The original Act provided that he should be either released or brought before a court and charged with some offence within seven days. That is a change in favour of the interned person, although what really happened in practice was that, if the commission recommended the release of a certain person, he was released almost immediately. In practice really, therefore, there was no difference, but this reads better and looks to be more in favour of the person interned. Section 9 is a new section inserted yesterday in the Dáil and is as follows:—
The Government shall once at least in every six months furnish to each House of the Oireachtas particulars of (a) persons detained under this part of this Act, (b) persons in respect of whom the commission has made a report to the Government, (c) persons in respect of whom the commission has reported that no reasonable grounds exist for their continued detention, (d) persons who had been detained under this part of this Act but who had been released on the report of the commission, and (e) persons who had been detained under this part of this Act who had been released without a report of the commission.

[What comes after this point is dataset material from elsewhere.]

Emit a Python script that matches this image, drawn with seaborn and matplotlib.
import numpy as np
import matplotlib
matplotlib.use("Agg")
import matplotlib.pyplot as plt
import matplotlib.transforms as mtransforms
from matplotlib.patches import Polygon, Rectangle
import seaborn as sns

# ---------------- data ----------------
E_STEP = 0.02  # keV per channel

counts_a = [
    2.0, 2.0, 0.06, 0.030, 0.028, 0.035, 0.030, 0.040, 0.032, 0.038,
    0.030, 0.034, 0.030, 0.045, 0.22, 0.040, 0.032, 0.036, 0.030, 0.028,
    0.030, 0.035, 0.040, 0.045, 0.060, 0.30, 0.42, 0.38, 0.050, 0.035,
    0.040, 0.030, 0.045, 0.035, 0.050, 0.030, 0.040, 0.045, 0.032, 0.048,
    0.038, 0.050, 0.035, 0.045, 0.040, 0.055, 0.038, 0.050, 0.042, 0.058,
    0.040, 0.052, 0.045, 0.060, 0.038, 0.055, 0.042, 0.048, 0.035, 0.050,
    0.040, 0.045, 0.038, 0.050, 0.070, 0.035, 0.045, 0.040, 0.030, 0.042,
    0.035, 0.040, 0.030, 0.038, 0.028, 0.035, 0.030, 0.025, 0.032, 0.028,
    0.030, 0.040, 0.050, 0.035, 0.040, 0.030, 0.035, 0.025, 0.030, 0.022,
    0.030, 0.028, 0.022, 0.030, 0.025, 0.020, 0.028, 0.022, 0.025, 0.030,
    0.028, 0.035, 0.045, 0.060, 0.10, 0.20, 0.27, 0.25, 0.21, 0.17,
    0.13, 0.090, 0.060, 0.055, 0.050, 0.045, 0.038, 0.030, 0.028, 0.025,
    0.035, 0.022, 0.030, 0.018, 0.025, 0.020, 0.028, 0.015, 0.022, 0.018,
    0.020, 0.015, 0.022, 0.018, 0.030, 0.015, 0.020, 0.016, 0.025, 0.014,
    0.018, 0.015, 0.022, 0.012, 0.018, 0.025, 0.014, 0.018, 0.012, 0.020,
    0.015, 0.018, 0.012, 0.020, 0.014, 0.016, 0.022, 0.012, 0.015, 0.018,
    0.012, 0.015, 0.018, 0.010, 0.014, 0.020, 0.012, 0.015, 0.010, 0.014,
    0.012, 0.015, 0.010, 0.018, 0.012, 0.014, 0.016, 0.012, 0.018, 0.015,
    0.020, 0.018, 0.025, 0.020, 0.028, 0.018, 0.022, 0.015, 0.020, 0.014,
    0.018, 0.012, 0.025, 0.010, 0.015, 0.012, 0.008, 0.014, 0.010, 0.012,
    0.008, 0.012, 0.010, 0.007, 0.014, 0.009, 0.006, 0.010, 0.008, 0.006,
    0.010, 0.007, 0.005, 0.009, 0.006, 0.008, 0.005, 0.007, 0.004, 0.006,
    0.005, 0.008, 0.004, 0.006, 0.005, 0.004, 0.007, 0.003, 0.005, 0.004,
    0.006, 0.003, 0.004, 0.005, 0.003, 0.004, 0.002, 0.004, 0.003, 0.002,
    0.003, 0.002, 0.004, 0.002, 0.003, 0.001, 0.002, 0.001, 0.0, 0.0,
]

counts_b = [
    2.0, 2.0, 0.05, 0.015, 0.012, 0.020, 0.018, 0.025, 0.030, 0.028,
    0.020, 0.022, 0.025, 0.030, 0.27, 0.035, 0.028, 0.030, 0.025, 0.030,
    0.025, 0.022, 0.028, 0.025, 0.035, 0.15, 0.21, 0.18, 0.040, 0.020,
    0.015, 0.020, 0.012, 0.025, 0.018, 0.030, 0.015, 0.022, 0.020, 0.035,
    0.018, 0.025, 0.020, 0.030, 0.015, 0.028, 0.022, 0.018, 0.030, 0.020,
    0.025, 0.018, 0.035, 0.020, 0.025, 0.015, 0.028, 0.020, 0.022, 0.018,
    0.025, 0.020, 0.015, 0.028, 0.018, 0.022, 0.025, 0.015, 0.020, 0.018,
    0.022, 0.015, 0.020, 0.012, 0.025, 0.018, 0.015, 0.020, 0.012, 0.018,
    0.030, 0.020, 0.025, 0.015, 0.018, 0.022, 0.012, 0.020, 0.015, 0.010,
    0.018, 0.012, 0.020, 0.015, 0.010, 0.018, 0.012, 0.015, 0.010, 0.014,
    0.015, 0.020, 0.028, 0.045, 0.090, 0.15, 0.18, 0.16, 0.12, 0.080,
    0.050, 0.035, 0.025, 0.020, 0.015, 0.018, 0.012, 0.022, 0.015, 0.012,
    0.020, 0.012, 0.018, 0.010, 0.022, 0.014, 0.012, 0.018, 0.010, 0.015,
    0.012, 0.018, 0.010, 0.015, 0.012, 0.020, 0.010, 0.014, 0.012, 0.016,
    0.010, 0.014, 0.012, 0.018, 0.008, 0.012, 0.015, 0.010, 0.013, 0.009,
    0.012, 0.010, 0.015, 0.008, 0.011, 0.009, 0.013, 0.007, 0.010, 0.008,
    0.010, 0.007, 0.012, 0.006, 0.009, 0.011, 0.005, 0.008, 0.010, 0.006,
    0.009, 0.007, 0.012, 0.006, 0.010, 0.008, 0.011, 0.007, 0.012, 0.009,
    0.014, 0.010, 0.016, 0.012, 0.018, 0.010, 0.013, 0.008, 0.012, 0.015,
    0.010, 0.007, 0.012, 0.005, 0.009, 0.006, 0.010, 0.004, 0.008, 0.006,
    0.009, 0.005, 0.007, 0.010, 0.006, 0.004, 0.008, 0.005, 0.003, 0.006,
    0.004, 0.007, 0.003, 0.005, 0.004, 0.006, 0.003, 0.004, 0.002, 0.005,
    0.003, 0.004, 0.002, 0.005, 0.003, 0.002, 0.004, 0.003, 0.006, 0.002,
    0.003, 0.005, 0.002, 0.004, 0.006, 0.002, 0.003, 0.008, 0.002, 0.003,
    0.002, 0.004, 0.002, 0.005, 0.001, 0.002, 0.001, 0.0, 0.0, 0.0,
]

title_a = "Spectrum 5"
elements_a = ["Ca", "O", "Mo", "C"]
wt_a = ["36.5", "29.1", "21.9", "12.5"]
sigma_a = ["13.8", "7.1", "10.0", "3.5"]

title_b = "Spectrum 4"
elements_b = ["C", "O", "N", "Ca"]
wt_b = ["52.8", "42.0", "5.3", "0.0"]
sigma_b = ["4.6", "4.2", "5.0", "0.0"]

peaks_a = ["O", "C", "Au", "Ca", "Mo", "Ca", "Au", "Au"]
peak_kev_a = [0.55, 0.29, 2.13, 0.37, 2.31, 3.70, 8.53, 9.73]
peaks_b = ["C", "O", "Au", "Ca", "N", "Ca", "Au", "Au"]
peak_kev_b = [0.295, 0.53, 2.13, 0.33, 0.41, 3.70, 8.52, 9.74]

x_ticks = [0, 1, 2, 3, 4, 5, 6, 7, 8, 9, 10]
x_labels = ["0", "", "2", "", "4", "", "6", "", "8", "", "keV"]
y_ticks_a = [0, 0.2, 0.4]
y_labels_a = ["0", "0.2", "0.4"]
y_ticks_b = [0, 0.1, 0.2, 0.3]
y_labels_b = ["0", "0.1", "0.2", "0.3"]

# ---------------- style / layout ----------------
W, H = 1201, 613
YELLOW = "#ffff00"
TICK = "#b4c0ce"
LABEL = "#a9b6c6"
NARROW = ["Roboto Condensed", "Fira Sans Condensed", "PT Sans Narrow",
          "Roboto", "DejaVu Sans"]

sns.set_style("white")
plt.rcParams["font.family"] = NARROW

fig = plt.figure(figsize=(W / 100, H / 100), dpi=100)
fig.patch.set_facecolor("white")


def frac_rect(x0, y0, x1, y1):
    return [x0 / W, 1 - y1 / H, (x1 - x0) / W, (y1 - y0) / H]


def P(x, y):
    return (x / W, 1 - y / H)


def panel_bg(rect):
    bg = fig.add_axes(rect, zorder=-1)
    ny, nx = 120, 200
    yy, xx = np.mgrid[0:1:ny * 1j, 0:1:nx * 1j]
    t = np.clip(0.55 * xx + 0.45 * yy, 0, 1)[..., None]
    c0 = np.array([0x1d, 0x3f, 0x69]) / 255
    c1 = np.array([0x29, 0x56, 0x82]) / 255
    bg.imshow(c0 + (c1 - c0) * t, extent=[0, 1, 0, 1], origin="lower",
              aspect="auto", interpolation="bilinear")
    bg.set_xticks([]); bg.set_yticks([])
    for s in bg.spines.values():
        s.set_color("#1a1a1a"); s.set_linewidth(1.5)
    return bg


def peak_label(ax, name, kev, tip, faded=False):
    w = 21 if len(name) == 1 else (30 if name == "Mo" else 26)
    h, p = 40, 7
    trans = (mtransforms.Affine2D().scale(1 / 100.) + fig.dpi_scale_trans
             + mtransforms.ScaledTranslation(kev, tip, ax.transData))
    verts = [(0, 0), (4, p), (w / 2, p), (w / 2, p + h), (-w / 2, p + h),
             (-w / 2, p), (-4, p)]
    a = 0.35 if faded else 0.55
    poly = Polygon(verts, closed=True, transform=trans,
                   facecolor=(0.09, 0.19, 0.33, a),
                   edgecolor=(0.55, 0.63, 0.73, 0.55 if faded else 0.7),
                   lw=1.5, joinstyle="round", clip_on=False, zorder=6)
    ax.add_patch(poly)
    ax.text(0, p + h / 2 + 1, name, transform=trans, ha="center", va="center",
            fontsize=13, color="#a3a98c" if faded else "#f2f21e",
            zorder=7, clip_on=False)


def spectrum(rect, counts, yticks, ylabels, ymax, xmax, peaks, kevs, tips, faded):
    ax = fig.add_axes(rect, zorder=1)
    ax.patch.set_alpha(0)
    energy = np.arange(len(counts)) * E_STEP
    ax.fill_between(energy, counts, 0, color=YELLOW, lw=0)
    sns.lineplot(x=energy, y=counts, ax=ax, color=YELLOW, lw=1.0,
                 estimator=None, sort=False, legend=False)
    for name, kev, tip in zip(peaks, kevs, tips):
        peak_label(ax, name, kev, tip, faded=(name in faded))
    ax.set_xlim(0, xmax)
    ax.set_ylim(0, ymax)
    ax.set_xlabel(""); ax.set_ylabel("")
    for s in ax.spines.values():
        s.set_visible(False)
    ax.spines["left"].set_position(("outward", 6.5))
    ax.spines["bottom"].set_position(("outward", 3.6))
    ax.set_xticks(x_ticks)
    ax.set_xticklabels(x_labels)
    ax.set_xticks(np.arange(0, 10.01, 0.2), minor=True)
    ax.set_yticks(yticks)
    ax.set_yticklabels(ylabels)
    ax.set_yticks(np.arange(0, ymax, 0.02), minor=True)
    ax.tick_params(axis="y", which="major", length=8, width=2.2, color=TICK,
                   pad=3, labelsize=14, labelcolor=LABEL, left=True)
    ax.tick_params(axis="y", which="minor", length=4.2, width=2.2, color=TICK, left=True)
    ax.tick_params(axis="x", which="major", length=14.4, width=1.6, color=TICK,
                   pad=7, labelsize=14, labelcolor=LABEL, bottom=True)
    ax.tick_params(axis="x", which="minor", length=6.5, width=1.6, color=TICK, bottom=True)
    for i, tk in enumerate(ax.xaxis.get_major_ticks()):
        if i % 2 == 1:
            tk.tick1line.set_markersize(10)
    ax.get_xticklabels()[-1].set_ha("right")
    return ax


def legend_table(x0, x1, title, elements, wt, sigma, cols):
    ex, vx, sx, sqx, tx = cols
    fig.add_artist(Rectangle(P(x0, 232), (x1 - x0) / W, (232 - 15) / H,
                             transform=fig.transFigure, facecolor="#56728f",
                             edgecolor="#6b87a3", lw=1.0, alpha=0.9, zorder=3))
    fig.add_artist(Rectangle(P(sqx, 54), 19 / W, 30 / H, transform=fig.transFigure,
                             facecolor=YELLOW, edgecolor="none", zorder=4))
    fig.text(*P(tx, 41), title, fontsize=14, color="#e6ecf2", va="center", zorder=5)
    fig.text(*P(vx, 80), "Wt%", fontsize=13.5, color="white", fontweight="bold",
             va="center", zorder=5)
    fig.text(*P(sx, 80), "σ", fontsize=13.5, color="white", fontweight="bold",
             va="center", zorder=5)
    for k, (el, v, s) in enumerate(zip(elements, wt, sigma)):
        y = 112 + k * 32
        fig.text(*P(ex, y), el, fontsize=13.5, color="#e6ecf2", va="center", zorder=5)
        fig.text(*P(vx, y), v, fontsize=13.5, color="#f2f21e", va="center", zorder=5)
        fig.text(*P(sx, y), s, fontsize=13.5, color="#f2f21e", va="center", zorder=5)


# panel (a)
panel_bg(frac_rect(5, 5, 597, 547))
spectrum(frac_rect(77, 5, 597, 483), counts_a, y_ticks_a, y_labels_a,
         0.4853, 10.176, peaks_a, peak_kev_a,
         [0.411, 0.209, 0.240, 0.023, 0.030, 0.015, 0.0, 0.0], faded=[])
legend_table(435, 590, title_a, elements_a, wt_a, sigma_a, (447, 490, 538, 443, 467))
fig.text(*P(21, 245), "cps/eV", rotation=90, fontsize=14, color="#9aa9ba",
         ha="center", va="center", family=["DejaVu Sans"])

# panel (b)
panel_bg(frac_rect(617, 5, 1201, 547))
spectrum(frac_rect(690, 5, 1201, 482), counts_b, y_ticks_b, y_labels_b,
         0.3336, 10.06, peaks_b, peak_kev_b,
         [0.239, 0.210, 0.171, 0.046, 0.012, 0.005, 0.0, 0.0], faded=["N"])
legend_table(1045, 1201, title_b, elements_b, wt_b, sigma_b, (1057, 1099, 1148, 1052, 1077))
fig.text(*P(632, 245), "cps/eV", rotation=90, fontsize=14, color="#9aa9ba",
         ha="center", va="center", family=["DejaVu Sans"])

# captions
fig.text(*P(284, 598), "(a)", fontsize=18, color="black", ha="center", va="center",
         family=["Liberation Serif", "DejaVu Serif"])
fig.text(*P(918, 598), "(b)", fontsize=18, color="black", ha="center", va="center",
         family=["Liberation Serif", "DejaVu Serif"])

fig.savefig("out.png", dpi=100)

As I say, that is something new. Then we have the warrant inserted as a Schedule. The idea of putting it in the Schedule is that we are of opinion that in that way there cannot be any doubt as to the validity of the warrant. That may be only a pious hope, but we believe it is more than that. We do not want to say that a judge cannot say otherwise, but we might be accused of something else. We hope that it will be taken as proof that the warrant bears its authority on its face. For that reason we thought it wise to leave as little room as possible for argument as to the form of the warrant. As I say, the main object of this is that we hope to get a decision from the Supreme Court as to its validity.